- SUPPLIED MATERIAL:
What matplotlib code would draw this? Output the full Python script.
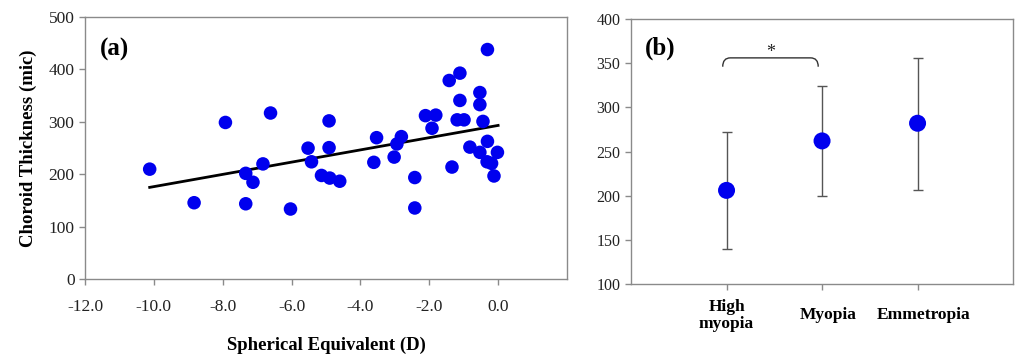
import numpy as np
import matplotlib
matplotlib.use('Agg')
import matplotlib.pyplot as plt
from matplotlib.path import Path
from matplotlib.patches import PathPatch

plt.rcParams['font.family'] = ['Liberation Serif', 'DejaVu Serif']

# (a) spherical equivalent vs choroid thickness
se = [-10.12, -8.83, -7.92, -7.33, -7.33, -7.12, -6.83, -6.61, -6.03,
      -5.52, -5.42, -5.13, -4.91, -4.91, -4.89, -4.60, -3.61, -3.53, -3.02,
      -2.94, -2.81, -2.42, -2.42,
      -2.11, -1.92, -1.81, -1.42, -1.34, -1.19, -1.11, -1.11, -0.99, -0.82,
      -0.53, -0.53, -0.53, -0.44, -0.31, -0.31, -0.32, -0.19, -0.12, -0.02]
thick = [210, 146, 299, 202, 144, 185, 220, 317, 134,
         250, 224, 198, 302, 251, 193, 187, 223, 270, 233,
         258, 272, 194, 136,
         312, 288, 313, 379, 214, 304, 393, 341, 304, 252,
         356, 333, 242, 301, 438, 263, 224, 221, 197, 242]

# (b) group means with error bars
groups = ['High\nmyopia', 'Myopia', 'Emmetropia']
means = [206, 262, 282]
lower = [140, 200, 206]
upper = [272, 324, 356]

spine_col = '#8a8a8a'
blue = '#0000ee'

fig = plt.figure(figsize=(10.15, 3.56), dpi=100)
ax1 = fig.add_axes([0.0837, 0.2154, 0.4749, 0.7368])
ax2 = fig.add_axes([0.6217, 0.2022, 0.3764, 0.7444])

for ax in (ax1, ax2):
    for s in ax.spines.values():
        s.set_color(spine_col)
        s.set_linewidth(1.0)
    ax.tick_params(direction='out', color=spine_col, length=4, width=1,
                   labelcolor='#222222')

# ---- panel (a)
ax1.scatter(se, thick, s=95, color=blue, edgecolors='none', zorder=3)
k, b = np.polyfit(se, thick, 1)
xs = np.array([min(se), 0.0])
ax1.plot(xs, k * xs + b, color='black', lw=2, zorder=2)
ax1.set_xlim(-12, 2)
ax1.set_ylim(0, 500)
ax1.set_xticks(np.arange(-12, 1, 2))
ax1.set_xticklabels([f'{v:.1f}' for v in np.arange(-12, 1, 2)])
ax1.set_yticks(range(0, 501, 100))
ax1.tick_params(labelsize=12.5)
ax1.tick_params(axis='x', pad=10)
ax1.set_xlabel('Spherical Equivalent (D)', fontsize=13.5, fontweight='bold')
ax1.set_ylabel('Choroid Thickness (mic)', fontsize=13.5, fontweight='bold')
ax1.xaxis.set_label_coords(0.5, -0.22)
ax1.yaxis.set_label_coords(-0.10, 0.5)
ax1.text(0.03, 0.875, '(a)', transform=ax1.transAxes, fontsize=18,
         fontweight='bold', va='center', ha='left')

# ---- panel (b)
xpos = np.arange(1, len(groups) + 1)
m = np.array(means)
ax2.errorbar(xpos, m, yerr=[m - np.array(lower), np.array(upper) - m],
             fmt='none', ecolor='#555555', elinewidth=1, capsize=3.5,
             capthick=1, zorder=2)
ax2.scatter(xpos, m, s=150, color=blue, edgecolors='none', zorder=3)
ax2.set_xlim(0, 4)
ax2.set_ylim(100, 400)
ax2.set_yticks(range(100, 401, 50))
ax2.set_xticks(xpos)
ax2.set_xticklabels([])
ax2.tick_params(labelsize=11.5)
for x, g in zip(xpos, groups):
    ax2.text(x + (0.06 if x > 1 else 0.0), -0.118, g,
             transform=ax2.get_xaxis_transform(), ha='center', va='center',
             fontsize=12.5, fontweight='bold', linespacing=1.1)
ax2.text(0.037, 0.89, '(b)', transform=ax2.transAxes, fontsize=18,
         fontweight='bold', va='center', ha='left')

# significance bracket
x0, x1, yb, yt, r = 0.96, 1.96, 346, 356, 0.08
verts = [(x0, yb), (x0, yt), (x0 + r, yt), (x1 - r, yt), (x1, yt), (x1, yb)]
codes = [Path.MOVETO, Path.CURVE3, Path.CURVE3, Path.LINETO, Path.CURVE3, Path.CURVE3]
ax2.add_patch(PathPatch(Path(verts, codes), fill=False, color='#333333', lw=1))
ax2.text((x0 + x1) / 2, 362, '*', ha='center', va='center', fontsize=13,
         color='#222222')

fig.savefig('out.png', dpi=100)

- TASK:
Copy out all of the data word for word. Do not carry over any picture.

- SOLUTION TO THIS EXERCISE:
What matplotlib code would draw this? Output the full Python script.
import numpy as np
import matplotlib
matplotlib.use('Agg')
import matplotlib.pyplot as plt
from matplotlib.path import Path
from matplotlib.patches import PathPatch

plt.rcParams['font.family'] = ['Liberation Serif', 'DejaVu Serif']

# (a) spherical equivalent vs choroid thickness
se = [-10.12, -8.83, -7.92, -7.33, -7.33, -7.12, -6.83, -6.61, -6.03,
      -5.52, -5.42, -5.13, -4.91, -4.91, -4.89, -4.60, -3.61, -3.53, -3.02,
      -2.94, -2.81, -2.42, -2.42,
      -2.11, -1.92, -1.81, -1.42, -1.34, -1.19, -1.11, -1.11, -0.99, -0.82,
      -0.53, -0.53, -0.53, -0.44, -0.31, -0.31, -0.32, -0.19, -0.12, -0.02]
thick = [210, 146, 299, 202, 144, 185, 220, 317, 134,
         250, 224, 198, 302, 251, 193, 187, 223, 270, 233,
         258, 272, 194, 136,
         312, 288, 313, 379, 214, 304, 393, 341, 304, 252,
         356, 333, 242, 301, 438, 263, 224, 221, 197, 242]

# (b) group means with error bars
groups = ['High\nmyopia', 'Myopia', 'Emmetropia']
means = [206, 262, 282]
lower = [140, 200, 206]
upper = [272, 324, 356]

spine_col = '#8a8a8a'
blue = '#0000ee'

fig = plt.figure(figsize=(10.15, 3.56), dpi=100)
ax1 = fig.add_axes([0.0837, 0.2154, 0.4749, 0.7368])
ax2 = fig.add_axes([0.6217, 0.2022, 0.3764, 0.7444])

for ax in (ax1, ax2):
    for s in ax.spines.values():
        s.set_color(spine_col)
        s.set_linewidth(1.0)
    ax.tick_params(direction='out', color=spine_col, length=4, width=1,
                   labelcolor='#222222')

# ---- panel (a)
ax1.scatter(se, thick, s=95, color=blue, edgecolors='none', zorder=3)
k, b = np.polyfit(se, thick, 1)
xs = np.array([min(se), 0.0])
ax1.plot(xs, k * xs + b, color='black', lw=2, zorder=2)
ax1.set_xlim(-12, 2)
ax1.set_ylim(0, 500)
ax1.set_xticks(np.arange(-12, 1, 2))
ax1.set_xticklabels([f'{v:.1f}' for v in np.arange(-12, 1, 2)])
ax1.set_yticks(range(0, 501, 100))
ax1.tick_params(labelsize=12.5)
ax1.tick_params(axis='x', pad=10)
ax1.set_xlabel('Spherical Equivalent (D)', fontsize=13.5, fontweight='bold')
ax1.set_ylabel('Choroid Thickness (mic)', fontsize=13.5, fontweight='bold')
ax1.xaxis.set_label_coords(0.5, -0.22)
ax1.yaxis.set_label_coords(-0.10, 0.5)
ax1.text(0.03, 0.875, '(a)', transform=ax1.transAxes, fontsize=18,
         fontweight='bold', va='center', ha='left')

# ---- panel (b)
xpos = np.arange(1, len(groups) + 1)
m = np.array(means)
ax2.errorbar(xpos, m, yerr=[m - np.array(lower), np.array(upper) - m],
             fmt='none', ecolor='#555555', elinewidth=1, capsize=3.5,
             capthick=1, zorder=2)
ax2.scatter(xpos, m, s=150, color=blue, edgecolors='none', zorder=3)
ax2.set_xlim(0, 4)
ax2.set_ylim(100, 400)
ax2.set_yticks(range(100, 401, 50))
ax2.set_xticks(xpos)
ax2.set_xticklabels([])
ax2.tick_params(labelsize=11.5)
for x, g in zip(xpos, groups):
    ax2.text(x + (0.06 if x > 1 else 0.0), -0.118, g,
             transform=ax2.get_xaxis_transform(), ha='center', va='center',
             fontsize=12.5, fontweight='bold', linespacing=1.1)
ax2.text(0.037, 0.89, '(b)', transform=ax2.transAxes, fontsize=18,
         fontweight='bold', va='center', ha='left')

# significance bracket
x0, x1, yb, yt, r = 0.96, 1.96, 346, 356, 0.08
verts = [(x0, yb), (x0, yt), (x0 + r, yt), (x1 - r, yt), (x1, yt), (x1, yb)]
codes = [Path.MOVETO, Path.CURVE3, Path.CURVE3, Path.LINETO, Path.CURVE3, Path.CURVE3]
ax2.add_patch(PathPatch(Path(verts, codes), fill=False, color='#333333', lw=1))
ax2.text((x0 + x1) / 2, 362, '*', ha='center', va='center', fontsize=13,
         color='#222222')

fig.savefig('out.png', dpi=100)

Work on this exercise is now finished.